DePaul's hopes for a return to the glory of the George Mikan days died at Notre Dame. The rough-tough Irish, who almost never lose at home, simply overpowered DePaul to win 61-58. And it was even worse at Kalamazoo, where Western Michigan whipped the Blue Demons 85-60. The top three:
1. OHIO STATE (13-0)
2. BRADLEY (13-1)
3. IOWA (12-2)
Boston's glib Red Auerbach, who had confidently predicted, "We'll win because we're better," ruefully munched his own words after the West outran, outshot, outrebounded and generally outhustled Auerbach's East team 153-131 in the annual NBA All-Star game at Syracuse. It was no contest after the West unleashed a withering first-quarter attack for a 47-19 lead. St. Louis' sturdy Clyde Lovellette was too much for Philadelphia's Wilt Chamberlain, who was boxed, battered, bumped and outmaneuvered under the boards and held to two field goals. When Wilt dropped off Lovellette shot over him for 21 points. When he moved outside Cincinnati's quick Oscar Robertson (23 points) and St. Louis' magnificent Bob Pettit (29 points) sliced in for swirling thrusts at the basket. Not even Boston's Bill Russell, who rebounded well and scored 24 points, could slow up the hot-handed Westerners. When it was over boyish West Coach Paul Seymour had the last word ("we beat 'em good, and that's what they needed"), and Robertson had the Most Valuable Player trophy.

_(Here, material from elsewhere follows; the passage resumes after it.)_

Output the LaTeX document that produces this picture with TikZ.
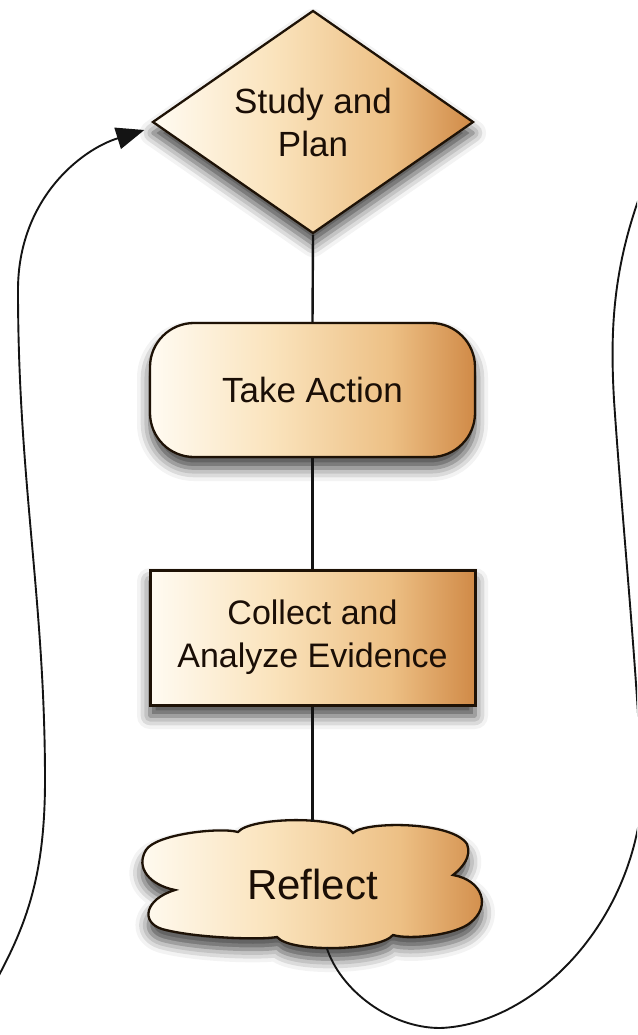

Meanwhile, the NBA Board of Governors voted to expand with Chicago and Pittsburgh next season. And a storm broke. Pittsburgh Promoter John Harris, who blandly admits, "I know nothing about basketball," soon had his foot in his mouth. His announcement that Boston's Bill Sharman would be his coach drew an angry blast from Celtic Owner Walter Brown. "I was never consulted," said Brown. "Sharman is under contract to me. I may want him for a coach myself." Next day Harris threw up his hands, decided that pro basketball was indeed too confusing and withdrew his bid. At last look Chicago was still in for 1962; Boston led the Eastern Division by 2½ games; St. Louis led the West by 8½.